**The exercise**
Write each line of the material exactly as given, from the top through the line that contains "import plotly.graph_objects as go", and omit all pictures.

** start of Information supplied **

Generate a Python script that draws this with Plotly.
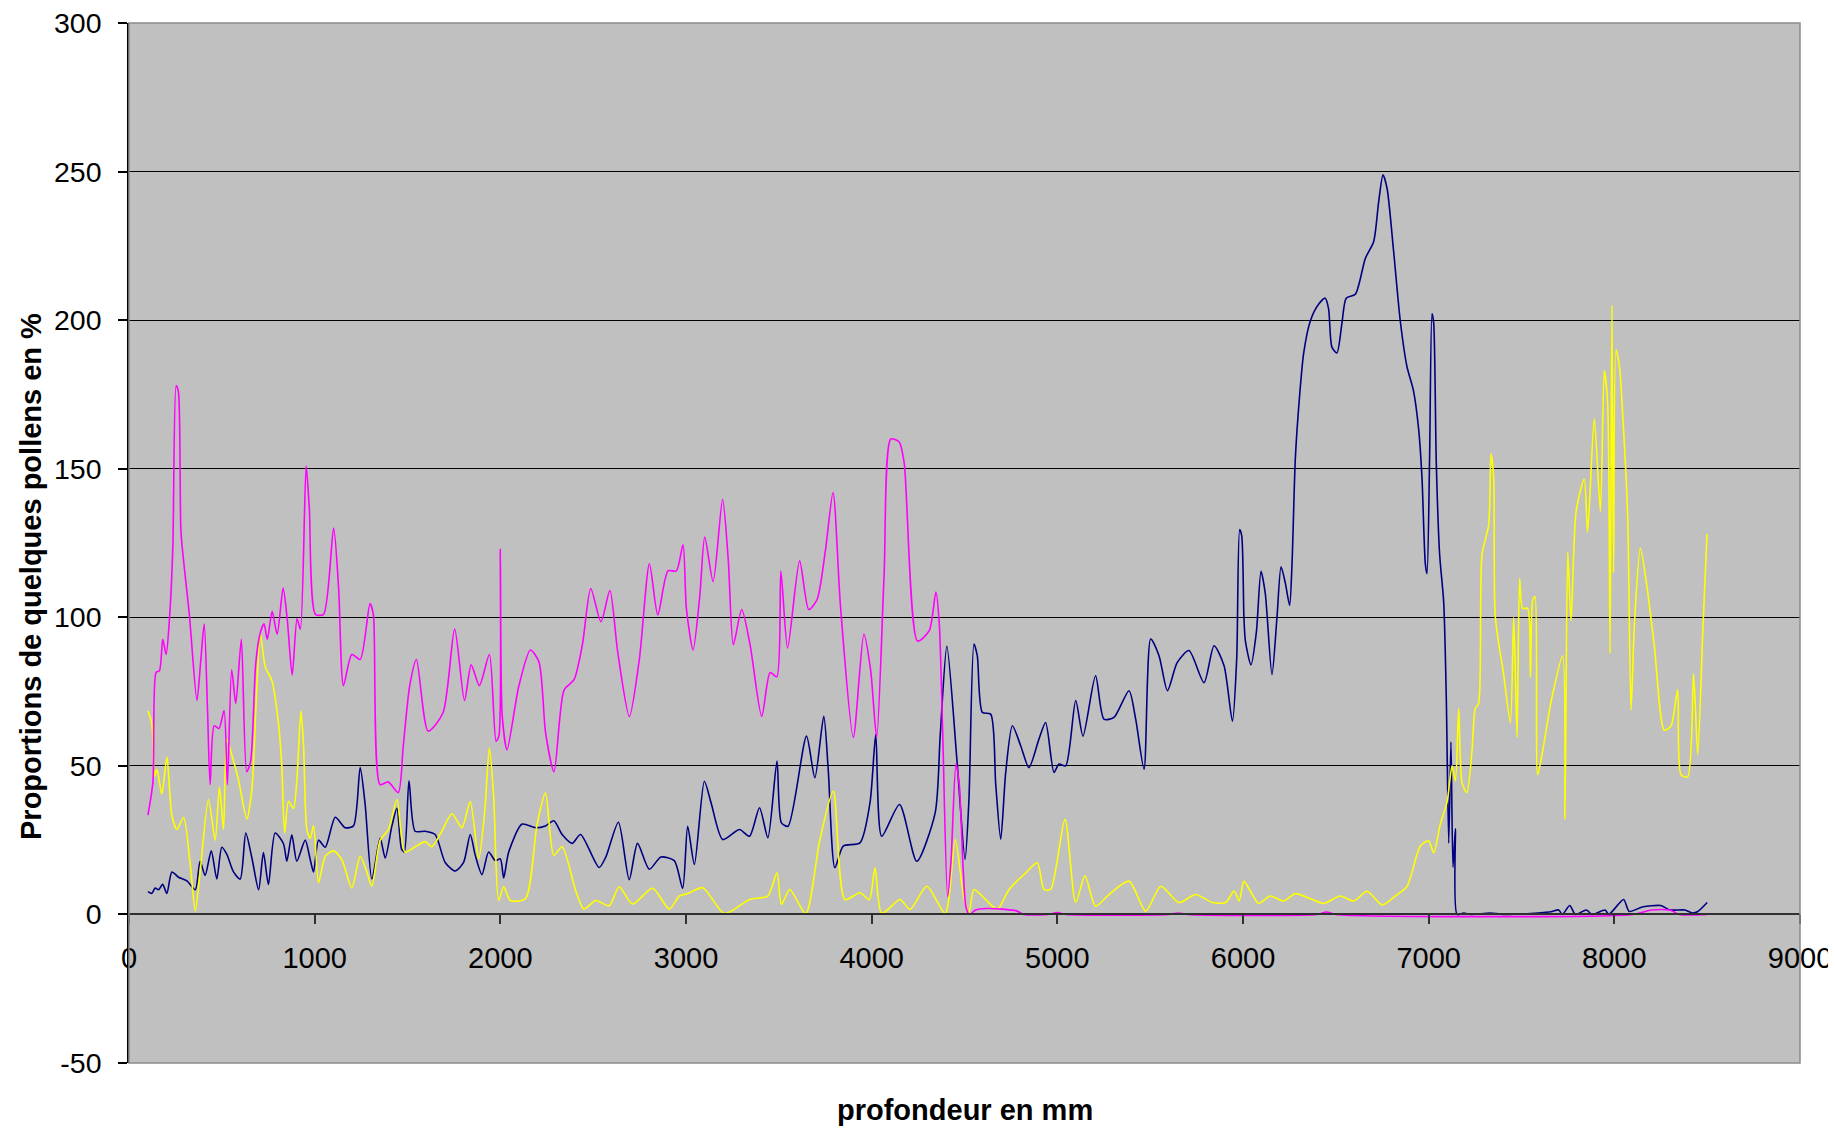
import plotly.graph_objects as go

# ---------------- data (depth in mm, proportion in %) ----------------
blue_depth = [102, 123, 141, 159, 181, 204, 231, 267, 312, 357, 383, 410, 443, 473, 500, 527, 563, 599, 629, 662,
              698, 724, 751, 787, 832, 850, 877, 904, 949, 976, 994, 1021, 1057, 1111, 1164, 1209, 1245, 1272, 1308,
              1353, 1380, 1416, 1443, 1468, 1483, 1508, 1541, 1595, 1649, 1703, 1757, 1802, 1838, 1865, 1901, 1937,
              1973, 2000, 2018, 2045, 2117, 2189, 2243, 2288, 2333, 2387, 2432, 2532, 2568, 2636, 2694, 2739, 2802,
              2865, 2937, 2982, 3009, 3045, 3099, 3135, 3198, 3288, 3342, 3396, 3441, 3490, 3514, 3550, 3649, 3694,
              3742, 3766, 3802, 3847, 3937, 3991, 4022, 4054, 4150, 4243, 4342, 4369, 4405, 4459, 4503, 4524, 4551,
              4569, 4596, 4641, 4668, 4695, 4722, 4758, 4803, 4847, 4901, 4937, 4982, 5009, 5045, 5099, 5138, 5206,
              5251, 5305, 5386, 5422, 5467, 5503, 5548, 5593, 5646, 5709, 5790, 5844, 5898, 5943, 5966, 5982, 5993,
              6005, 6013, 6043, 6072, 6097, 6120, 6156, 6183, 6205, 6228, 6251, 6264, 6282, 6305, 6327, 6363, 6408,
              6443, 6461, 6479, 6506, 6533, 6556, 6605, 6659, 6704, 6730, 6754, 6776, 6811, 6847, 6883, 6918, 6946,
              6964, 6982, 6991, 7005, 7018, 7027, 7041, 7059, 7081, 7095, 7108, 7120, 7131, 7144, 7153, 7189, 7224,
              7332, 7400, 7650, 7700, 7720, 7760, 7790, 7850, 7880, 7950, 7970, 8050, 8080, 8150, 8250, 8300, 8380,
              8420, 8450, 8500]
blue_value = [7.7, 7.1, 8.9, 8.3, 10.1, 7.1, 14.3, 12.5, 11.3, 8.3, 17.9, 13.1, 21.4, 11.9, 22.6, 20.2, 14.3, 11.9,
              27.4, 19, 8.3, 20.8, 10.1, 27.4, 23.8, 17.9, 26.8, 17.9, 25, 18.5, 14.3, 25, 22.6, 32.7, 29.2, 29.8, 49.4,
              36.9, 11.9, 25.6, 19, 29.8, 35.7, 22, 21, 45, 28, 28, 26.9, 17.5, 14.6, 17.5, 26.9, 19.9, 13.4, 21, 18.1,
              18.7, 12.3, 21, 30.4, 29.2, 29.8, 31.5, 26.9, 23.9, 26.9, 15.8, 19.3, 31, 11.7, 23.9, 15.2, 19.3, 18.1,
              8.8, 29.7, 16.8, 44.8, 37.6, 25.2, 28.6, 26.3, 35.9, 25.8, 51.6, 30.8, 29.7, 60, 46, 66.7, 48.8, 15.7,
              23, 24.1, 37.6, 60.5, 26.3, 37, 17.9, 34.2, 60, 90.2, 52.1, 18.5, 38.8, 91, 87, 68, 67.4, 44, 25.3, 47.8,
              63.5, 56.7, 49.4, 59, 64.6, 47.8, 50.6, 50, 72, 60, 80.3, 65.7, 66.3, 75.3, 65.7, 48.9, 92.7, 87, 75.3,
              84.8, 88.8, 78, 90.4, 83.7, 65, 86, 129.5, 127.5, 100, 92, 84, 95, 115.5, 108, 80.7, 100, 117, 111.5, 104,
              118, 153.6, 174.7, 189, 199.8, 205.4, 207.4, 203.8, 190.9, 189, 199, 207.4, 208.7, 220.8, 226.5, 239.5,
              248.9, 244.3, 223.3, 199.8, 184.4, 176.3, 163.3, 147, 118, 114.7, 153.6, 202.2, 199, 152, 121.2, 105,
              72.6, 24, 58, 15.9, 28.8, 0, 0.5, 0, 0.5, 0, 0.8, 1.5, 0, 3, 0, 1.5, 0, 1.5, 0, 5, 1, 2.5, 3, 1.5, 1.5,
              0.5, 1, 4]

yellow_depth = [102, 123, 137, 150, 177, 204, 231, 258, 294, 330, 357, 383, 428, 464, 487, 509, 527, 554, 590, 635,
                662, 689, 707, 734, 770, 805, 823, 838, 859, 886, 904, 926, 940, 958, 976, 994, 1021, 1057, 1102, 1146,
                1200, 1245, 1281, 1308, 1353, 1398, 1443, 1486, 1541, 1595, 1631, 1685, 1739, 1793, 1838, 1883, 1915,
                1941, 1964, 1991, 2018, 2054, 2135, 2198, 2243, 2288, 2333, 2405, 2450, 2514, 2586, 2640, 2712, 2820,
                2910, 2964, 3009, 3090, 3207, 3342, 3441, 3490, 3514, 3559, 3645, 3721, 3793, 3856, 3937, 3987, 4018,
                4054, 4153, 4207, 4297, 4396, 4450, 4495, 4523, 4551, 4614, 4677, 4740, 4830, 4892, 4928, 4964, 5041,
                5099, 5149, 5206, 5278, 5386, 5476, 5557, 5655, 5745, 5835, 5907, 5952, 5979, 6005, 6040, 6084, 6147,
                6219, 6282, 6363, 6434, 6524, 6596, 6668, 6749, 6820, 6883, 6955, 7000, 7027, 7063, 7099, 7126, 7144,
                7162, 7180, 7206, 7233, 7251, 7269, 7287, 7323, 7336, 7350, 7359, 7404, 7440, 7458, 7476, 7490, 7506,
                7533, 7548, 7560, 7573, 7587, 7614, 7659, 7722, 7734, 7749, 7767, 7794, 7838, 7856, 7892, 7925, 7946,
                7964, 7977, 7987, 7996, 8009, 8027, 8050, 8072, 8090, 8108, 8140, 8171, 8215, 8269, 8305, 8341, 8359,
                8395, 8427, 8449, 8476, 8499]
yellow_value = [68.5, 64.3, 46.4, 48.8, 40.5, 53, 33.3, 28.6, 32.7, 16.7, 1.2, 14.3, 38.7, 25, 42.9, 28.6, 59, 53.6,
                45.2, 32.1, 42.3, 77.4, 94.6, 83.3, 78.6, 64.3, 50, 27.4, 38.1, 35.7, 45.2, 68.5, 57, 28.6, 25.6, 29.8,
                10.7, 19.6, 21.4, 18.5, 8.9, 19.6, 14.3, 9.5, 25, 28.6, 38.7, 21, 22.8, 24.5, 22.8, 28, 33.9, 29.2, 38,
                18.7, 33.9, 56, 39.7, 4.7, 9.3, 4.7, 5.3, 30.4, 40.9, 19.9, 22.8, 8.2, 1.8, 4.7, 2.9, 9.3, 3.5, 8.8, 1.8,
                6.2, 7, 9, 0.3, 5, 6.2, 14, 3.4, 8.4, 0.3, 25.2, 41.5, 5, 7.3, 5, 15.7, 0.3, 5, 1.7, 9.5, 0.3, 25.2, 6.2,
                0.3, 8.4, 5, 1.7, 8.4, 14, 17.4, 8.4, 8.4, 32, 4, 13, 2.8, 6.7, 11.2, 1.1, 9.5, 4, 6.7, 4, 4, 7.9, 4.5,
                11.2, 7.8, 3.7, 6.2, 4.5, 7, 5.3, 3.7, 6.2, 4.5, 7.8, 3.2, 6.2, 9.4, 23, 24.8, 20.7, 30.5, 37.8, 50, 45,
                69.3, 44.2, 41, 54.8, 69.3, 71, 121, 131, 155, 147, 100, 80.7, 64.5, 100, 59.6, 113, 103, 103, 79.7,
                105.6, 107, 47, 55, 71.5, 87, 32, 122, 98.8, 135.6, 146.5, 128.7, 166.9, 135.6, 183, 172, 87.9, 205,
                115, 190, 184.6, 162.8, 134, 68.8, 97.4, 123.3, 112.4, 90.6, 62, 63.4, 75.6, 47, 46.3, 81, 53.8, 94.7,
                128]

magenta_depth = [102, 129, 146, 164, 182, 200, 218, 236, 254, 266, 280, 298, 325, 366, 387, 405, 423, 437, 459, 485,
                 512, 530, 553, 575, 605, 634, 655, 682, 705, 727, 745, 771, 798, 830, 852, 879, 905, 923, 954, 971,
                 1004, 1048, 1102, 1129, 1155, 1200, 1245, 1298, 1316, 1352, 1396, 1450, 1477, 1512, 1548, 1611, 1691,
                 1754, 1807, 1843, 1887, 1941, 1977, 1992, 2000, 2010, 2036, 2099, 2162, 2208, 2244, 2289, 2343, 2397,
                 2442, 2487, 2542, 2590, 2632, 2695, 2749, 2803, 2848, 2903, 2948, 2984, 3002, 3038, 3074, 3101, 3146,
                 3197, 3228, 3255, 3300, 3345, 3408, 3453, 3489, 3511, 3547, 3612, 3661, 3706, 3751, 3792, 3832, 3901,
                 3958, 3994, 4027, 4067, 4103, 4148, 4175, 4247, 4310, 4346, 4364, 4382, 4409, 4427, 4454, 4472, 4508,
                 4527, 4560, 4620, 4700, 4780, 4820, 4950, 5000, 5050, 5600, 5650, 5700, 6400, 6450, 6500, 8100, 8200,
                 8300, 8350, 8500]
magenta_value = [33.4, 44.6, 81.5, 82, 92.6, 87.5, 99.5, 123.5, 178, 176, 128.6, 116.6, 101, 72, 85.8, 97.8, 68.6,
                 43.7, 63.5, 62.6, 68.6, 43.7, 82.3, 71, 92.6, 48, 51.5, 84, 94.3, 97.8, 92.6, 102, 94.3, 109.8, 99.5,
                 80.6, 99.5, 96, 151, 137, 101, 101, 130, 109.8, 77, 87.5, 85.8, 104.6, 101, 43.7, 44.6, 41, 56.6, 77,
                 85.8, 61.7, 67.8, 96, 72, 84, 77, 87.5, 58.3, 60, 123, 67, 55.4, 76.7, 89, 85, 61, 48, 75.5, 79, 90.8,
                 109.7, 98.5, 109, 88.4, 66.6, 86, 118, 100.8, 115.6, 115.6, 124.4, 103, 89, 107, 127, 112, 139.7, 119,
                 90.8, 102.6, 90.8, 66.6, 81.4, 80, 115.6, 89.6, 119, 102.6, 106, 122.6, 142, 103.8, 59.6, 94.3, 82.5,
                 59.6, 114.4, 160, 159, 152, 92, 95.5, 108.5, 98, 62.5, 6, 17.7, 50.7, 43.6, 2.4, 0, 1.5, 2, 1.8, 1.2,
                 0, 0, 0.6, 0, 0, 0.5, 0, 0, 0.8, 0, 0, 1.5, 1.5, 0, 0]

x_ticks = [0, 1000, 2000, 3000, 4000, 5000, 6000, 7000, 8000, 9000]
y_ticks = [-50, 0, 50, 100, 150, 200, 250, 300]

x_title = "profondeur en mm"
y_title = "Proportions de quelques pollens en %"

# ---------------- figure ----------------
# the page body adds an 8px offset, so the figure is 8px smaller than the window
OFF = 8
W, H = 1836 - OFF, 1131 - OFF
ML, MR, MT, MB = 129 - OFF, 36, 23 - OFF, 68
PW, PH = W - ML - MR, H - MT - MB
FONT = "Liberation Sans, Arial, sans-serif"

fig = go.Figure()
for xs, ys, col in [(blue_depth, blue_value, "#000080"),
                    (yellow_depth, yellow_value, "#FFFF00"),
                    (magenta_depth, magenta_value, "#FF00FF")]:
    fig.add_trace(go.Scatter(x=xs, y=ys, mode="lines",
                             line=dict(color=col, width=1.6, shape="spline", smoothing=0.7),
                             hoverinfo="skip", showlegend=False))

fig.update_layout(
    width=W, height=H,
    margin=dict(l=ML, r=MR, t=MT, b=MB, pad=0, autoexpand=False),
    paper_bgcolor="white",
    plot_bgcolor="#C0C0C0",
    font=dict(family=FONT, size=28, color="black"),
    showlegend=False,
    xaxis=dict(range=[0, 9000], tickvals=x_ticks, ticktext=[str(v) for v in x_ticks],
               showgrid=False, zeroline=False, automargin=False,
               showline=True, linecolor="#303030", linewidth=1.5,
               ticks="outside", ticklen=9, tickwidth=1.5, tickcolor="#303030",
               anchor="free", position=50 / 350,
               ticklabelstandoff=9, ticklabeloverflow="allow",
               tickfont=dict(family=FONT, size=29, color="black")),
    yaxis=dict(range=[-50, 300], tickvals=y_ticks, ticktext=[str(v) for v in y_ticks],
               showgrid=True, gridcolor="black", gridwidth=1,
               zeroline=False, automargin=False,
               showline=True, linecolor="black", linewidth=1.5,
               ticks="outside", ticklen=9, tickwidth=1.5, tickcolor="black",
               ticklabelstandoff=11, ticklabeloverflow="allow",
               tickfont=dict(family=FONT, size=28.5, color="black")),
    shapes=[dict(type="rect", xref="paper", yref="paper", x0=0, x1=1, y0=0, y1=1,
                 line=dict(color="#8C8C8C", width=1.5), layer="above")],
    annotations=[
        dict(text=f"<b>{x_title}</b>", xref="paper", yref="paper",
             x=0.5, y=((MT + PH) - (1110 - OFF)) / PH, xanchor="center", yanchor="middle",
             showarrow=False, font=dict(family=FONT, size=29, color="black")),
        dict(text=f"<b>{y_title}</b>", xref="paper", yref="paper",
             x=((31 - OFF) - ML) / PW, y=((MT + PH) - (577 - OFF)) / PH, xanchor="center", yanchor="middle",
             textangle=-90, showarrow=False, font=dict(family=FONT, size=29, color="black")),
    ],
)

fig.write_html("out.html")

** end of Information supplied **

**Output**
Generate a Python script that draws this with Plotly.
import plotly.graph_objects as go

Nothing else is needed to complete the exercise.